→ WHAT THE EXERCISE ASKS
Write out the full set of records exactly. Any pictures in them do not belong in the copy.

**** DATA SECTION

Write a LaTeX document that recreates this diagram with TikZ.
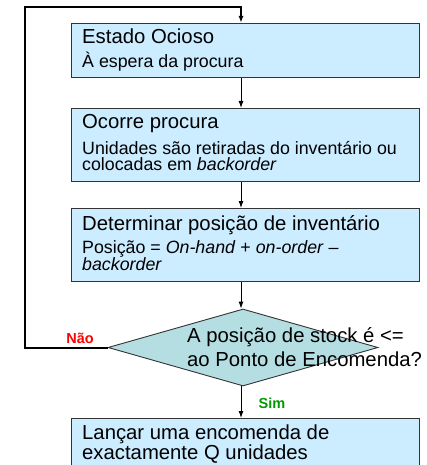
\documentclass[tikz,border=0pt]{standalone}
\usepackage{fontspec}
\setmainfont{Liberation Sans}
\usetikzlibrary{shapes.geometric,arrows.meta,positioning}
\definecolor{boxblue}{RGB}{204,236,255}
\definecolor{dectail}{RGB}{181,222,227}
\definecolor{naored}{RGB}{255,0,0}
\definecolor{simgreen}{RGB}{0,153,0}

\begin{document}
\begin{tikzpicture}[x=1pt, y=-1pt,
	box/.style={draw=black!80, line width=0.9pt, fill=boxblue, minimum width=348pt, inner sep=0pt, anchor=north west},
	dec/.style={draw=black!80, line width=0.9pt, fill=dectail, diamond, shape aspect=3.5, minimum width=270pt, minimum height=77pt, inner sep=0pt},
	ttl/.style={anchor=base west, inner sep=0pt, font=\fontsize{20.3}{24}\selectfont},
	sub/.style={anchor=base west, inner sep=0pt, font=\fontsize{17.8}{20}\selectfont},
	lbl/.style={inner sep=0pt, font=\fontsize{14.5}{16}\selectfont\bfseries},
	arr/.style={line width=0.9pt, -{Latex[length=7pt,width=5pt]}},
	loopline/.style={line width=2pt, -{Latex[length=7pt,width=5pt]}}]
	\clip (0,0) rectangle (426,465);
	\fill[white] (0,0) rectangle (426,465);

	\node[box, minimum height=54pt] (b1) at (71,23) {};
	\node[box, minimum height=73pt] (b2) at (71,108) {};
	\node[box, minimum height=73pt] (b3) at (71,208) {};
	\node[dec] (d) at (243,347.5) {};
	\node[box, minimum height=70pt] (b4) at (71,418) {};

	\node[ttl] (t1) at (82,44) {Estado Ocioso};
	\node[sub] (s1) at (82,68) {À espera da procura};
	\node[ttl] (t2) at (82,129) {Ocorre procura};
	\node[sub] (s2) at (82,154) {Unidades são retiradas do inventário ou};
	\node[sub] (s2b) at (82,170) {colocadas em \textit{backorder}};
	\node[ttl] (t3) at (82,230) {Determinar posição de inventário};
	\node[sub] (s3) at (82,253) {Posição = \textit{On-hand} + \textit{on-order} --};
	\node[sub] (s3b) at (82,270) {\textit{backorder}};
	\node[ttl] (q1) at (187,342) {A posição de stock é <=};
	\node[ttl] (q2) at (187,366) {ao Ponto de Encomenda?};
	\node[ttl] (t4) at (82,439) {Lançar uma encomenda de};
	\node[ttl] (t4b) at (82,459) {exactamente Q unidades};

	\node[lbl, text=naored] (nao) at (80,338) {Não};
	\node[lbl, text=simgreen] (sim) at (272,403) {Sim};

	\coordinate (spine) at (241,0);
	\coordinate (lc) at (25,7);

	\draw[arr] (b1.south -| spine) -- (b2.north -| spine);
	\draw[arr] (b2.south -| spine) -- (b3.north -| spine);
	\draw[arr] (b3.south -| spine) -- (d.north -| spine);
	\draw[arr] (d.south -| spine) -- (b4.north -| spine);
	\draw[loopline] (d.west) -| (lc) -| (b1.north -| spine);
\end{tikzpicture}
\end{document}
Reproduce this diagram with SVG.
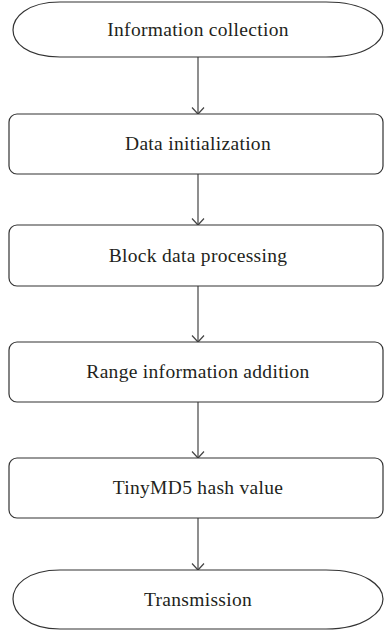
<svg xmlns="http://www.w3.org/2000/svg" width="384" height="633" viewBox="0 0 384 633">
<style>
.n{fill:#fff;stroke:#333;stroke-width:1.2}
.t{font-family:"Liberation Serif","Times New Roman",serif;font-size:19.5px;letter-spacing:0.3px;fill:#231f20;text-anchor:middle}
.c line{stroke:#444;stroke-width:1.2}
</style>
<defs>
<marker id="ah" markerWidth="10" markerHeight="14" refX="8" refY="7" orient="auto" markerUnits="userSpaceOnUse" viewBox="0 0 10 14">
<path d="M1.5,1 L8,7 L1.5,13" fill="none" stroke="#444" stroke-width="1.2"/>
</marker>
</defs>
<rect width="384" height="633" fill="#fff"/>
<g class="c" id="connectors">
<line x1="198" y1="57" x2="198" y2="114" marker-end="url(#ah)"/>
<line x1="198" y1="174" x2="198" y2="225" marker-end="url(#ah)"/>
<line x1="198" y1="286" x2="198" y2="342" marker-end="url(#ah)"/>
<line x1="198" y1="402" x2="198" y2="458" marker-end="url(#ah)"/>
<line x1="198" y1="518" x2="198" y2="570" marker-end="url(#ah)"/>
</g>
<g id="n1">
<path class="n" d="M60,2 H326 C366,2 383,18 383,30 C383,42 366,57 326,57 H60 C26,57 13,42 13,30 C13,18 26,2 60,2 Z"/>
<text class="t" x="198" y="36">Information collection</text>
</g>
<g id="n2">
<rect class="n" x="9" y="114" width="374" height="60" rx="8"/>
<text class="t" x="198" y="150">Data initialization</text>
</g>
<g id="n3">
<rect class="n" x="9" y="225" width="374" height="61" rx="8"/>
<text class="t" x="198" y="261.5">Block data processing</text>
</g>
<g id="n4">
<rect class="n" x="9" y="342" width="374" height="60" rx="8"/>
<text class="t" x="198" y="378">Range information addition</text>
</g>
<g id="n5">
<rect class="n" x="9" y="458" width="374" height="60" rx="8"/>
<text class="t" x="198" y="494">TinyMD5 hash value</text>
</g>
<g id="n6">
<path class="n" d="M60,570 H326 C366,570 383,586 383,599 C383,611 366,629 326,629 H60 C26,629 13,611 13,599 C13,586 26,570 60,570 Z"/>
<text class="t" x="198" y="605.5">Transmission</text>
</g>
</svg>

********

→ THE REPLY
Write a LaTeX document that recreates this diagram with TikZ.
\documentclass[tikz,border=0pt]{standalone}
\usepackage{fontspec}
\setmainfont{Liberation Sans}
\usetikzlibrary{shapes.geometric,arrows.meta,positioning}
\definecolor{boxblue}{RGB}{204,236,255}
\definecolor{dectail}{RGB}{181,222,227}
\definecolor{naored}{RGB}{255,0,0}
\definecolor{simgreen}{RGB}{0,153,0}

\begin{document}
\begin{tikzpicture}[x=1pt, y=-1pt,
	box/.style={draw=black!80, line width=0.9pt, fill=boxblue, minimum width=348pt, inner sep=0pt, anchor=north west},
	dec/.style={draw=black!80, line width=0.9pt, fill=dectail, diamond, shape aspect=3.5, minimum width=270pt, minimum height=77pt, inner sep=0pt},
	ttl/.style={anchor=base west, inner sep=0pt, font=\fontsize{20.3}{24}\selectfont},
	sub/.style={anchor=base west, inner sep=0pt, font=\fontsize{17.8}{20}\selectfont},
	lbl/.style={inner sep=0pt, font=\fontsize{14.5}{16}\selectfont\bfseries},
	arr/.style={line width=0.9pt, -{Latex[length=7pt,width=5pt]}},
	loopline/.style={line width=2pt, -{Latex[length=7pt,width=5pt]}}]
	\clip (0,0) rectangle (426,465);
	\fill[white] (0,0) rectangle (426,465);

	\node[box, minimum height=54pt] (b1) at (71,23) {};
	\node[box, minimum height=73pt] (b2) at (71,108) {};
	\node[box, minimum height=73pt] (b3) at (71,208) {};
	\node[dec] (d) at (243,347.5) {};
	\node[box, minimum height=70pt] (b4) at (71,418) {};

	\node[ttl] (t1) at (82,44) {Estado Ocioso};
	\node[sub] (s1) at (82,68) {À espera da procura};
	\node[ttl] (t2) at (82,129) {Ocorre procura};
	\node[sub] (s2) at (82,154) {Unidades são retiradas do inventário ou};
	\node[sub] (s2b) at (82,170) {colocadas em \textit{backorder}};
	\node[ttl] (t3) at (82,230) {Determinar posição de inventário};
	\node[sub] (s3) at (82,253) {Posição = \textit{On-hand} + \textit{on-order} --};
	\node[sub] (s3b) at (82,270) {\textit{backorder}};
	\node[ttl] (q1) at (187,342) {A posição de stock é <=};
	\node[ttl] (q2) at (187,366) {ao Ponto de Encomenda?};
	\node[ttl] (t4) at (82,439) {Lançar uma encomenda de};
	\node[ttl] (t4b) at (82,459) {exactamente Q unidades};

	\node[lbl, text=naored] (nao) at (80,338) {Não};
	\node[lbl, text=simgreen] (sim) at (272,403) {Sim};

	\coordinate (spine) at (241,0);
	\coordinate (lc) at (25,7);

	\draw[arr] (b1.south -| spine) -- (b2.north -| spine);
	\draw[arr] (b2.south -| spine) -- (b3.north -| spine);
	\draw[arr] (b3.south -| spine) -- (d.north -| spine);
	\draw[arr] (d.south -| spine) -- (b4.north -| spine);
	\draw[loopline] (d.west) -| (lc) -| (b1.north -| spine);
\end{tikzpicture}
\end{document}
Reproduce this diagram with SVG.
<svg xmlns="http://www.w3.org/2000/svg" width="384" height="633" viewBox="0 0 384 633">
<style>
.n{fill:#fff;stroke:#333;stroke-width:1.2}
.t{font-family:"Liberation Serif","Times New Roman",serif;font-size:19.5px;letter-spacing:0.3px;fill:#231f20;text-anchor:middle}
.c line{stroke:#444;stroke-width:1.2}
</style>
<defs>
<marker id="ah" markerWidth="10" markerHeight="14" refX="8" refY="7" orient="auto" markerUnits="userSpaceOnUse" viewBox="0 0 10 14">
<path d="M1.5,1 L8,7 L1.5,13" fill="none" stroke="#444" stroke-width="1.2"/>
</marker>
</defs>
<rect width="384" height="633" fill="#fff"/>
<g class="c" id="connectors">
<line x1="198" y1="57" x2="198" y2="114" marker-end="url(#ah)"/>
<line x1="198" y1="174" x2="198" y2="225" marker-end="url(#ah)"/>
<line x1="198" y1="286" x2="198" y2="342" marker-end="url(#ah)"/>
<line x1="198" y1="402" x2="198" y2="458" marker-end="url(#ah)"/>
<line x1="198" y1="518" x2="198" y2="570" marker-end="url(#ah)"/>
</g>
<g id="n1">
<path class="n" d="M60,2 H326 C366,2 383,18 383,30 C383,42 366,57 326,57 H60 C26,57 13,42 13,30 C13,18 26,2 60,2 Z"/>
<text class="t" x="198" y="36">Information collection</text>
</g>
<g id="n2">
<rect class="n" x="9" y="114" width="374" height="60" rx="8"/>
<text class="t" x="198" y="150">Data initialization</text>
</g>
<g id="n3">
<rect class="n" x="9" y="225" width="374" height="61" rx="8"/>
<text class="t" x="198" y="261.5">Block data processing</text>
</g>
<g id="n4">
<rect class="n" x="9" y="342" width="374" height="60" rx="8"/>
<text class="t" x="198" y="378">Range information addition</text>
</g>
<g id="n5">
<rect class="n" x="9" y="458" width="374" height="60" rx="8"/>
<text class="t" x="198" y="494">TinyMD5 hash value</text>
</g>
<g id="n6">
<path class="n" d="M60,570 H326 C366,570 383,586 383,599 C383,611 366,629 326,629 H60 C26,629 13,611 13,599 C13,586 26,570 60,570 Z"/>
<text class="t" x="198" y="605.5">Transmission</text>
</g>
</svg>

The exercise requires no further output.